The man who will become the chair of the Coalition's proposed business advisory council, Maurice Newman, is perhaps the exemplar of this line of thinking. Newman, a wealthy former business executive who once chaired the Australian Stock Exchange, is a well-known climate sceptic. Last year he penned an op-ed in The Australian (where else?) in which he claimed that “we have seen the Intergovernmental Panel on Climate Change discredited” and that “a small but powerful group has captured [the ABC], at least on climate change.”
Now Newman is pushing to abolish Australia's most successful climate policy: the Renewable Energy Target, which mandates that 41,000 gigawatt hours of electricity in the national grid must be sourced from renewables by 2020. Newman is also anti-wind. As Lenore Taylor's reports, he apparently hosted a meeting of the Crookwell District Landscape Guardians – a chapter of the broader Australian Landscape Guardians, an anti-wind pressure group – at his southern highlands property on 18 April.
Newman is quoted as saying that “when we look at the experience of Germany, they have not been successful in reducing emissions; when we look at the science it no longer supports the global warming theory and when we look at the health and economic effects of wind farms and the obscene wealth transfer from poor to rich we have to ask: why are we persisting with them? I think it is a crime against the people.”

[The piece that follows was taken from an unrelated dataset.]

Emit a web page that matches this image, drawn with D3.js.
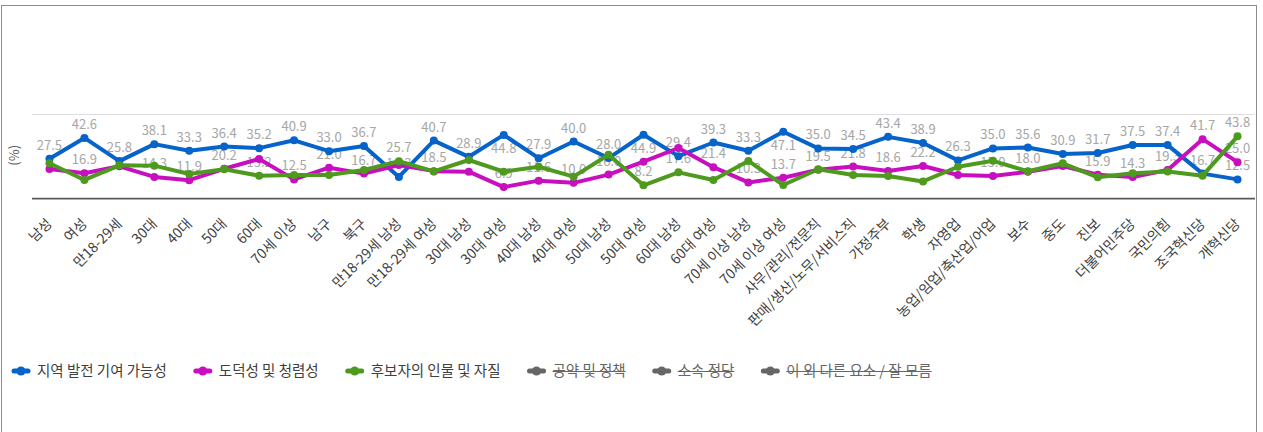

Most people don't realise it, but the RET has been far more effective at reducing greenhouse gas emissions than the carbon price so far. It is the RET which has made wind and solar energy competitive at grid prices with brown coal and gas, leading to ongoing drop in fossil fuel emissions from Australia's electricity generators. With the Coalition already committed to rolling back the carbon price, the removal of the RET would remove essentially all price signals in favour of renewable energy in the Australian economy. It would be catastrophic for Australia's renewables sector. Wind investment would almost certainly cease.
In the eastern states, the election of Coalition governments since 2010 has led to widespread policy change that has negatively affected the renewables sector. Solar feed-in tariffs have been wound back, renewable investments have been abandoned, and stringent new regulations have been placed on wind farms. At the same time, these government have moved aggressively to ease planning and regulatory restrictions on fossil fuel industries like coal mining. A Coalition victory in September would most likely lead to similar outcomes. Australia's renewables sector is bracing for turbulent times.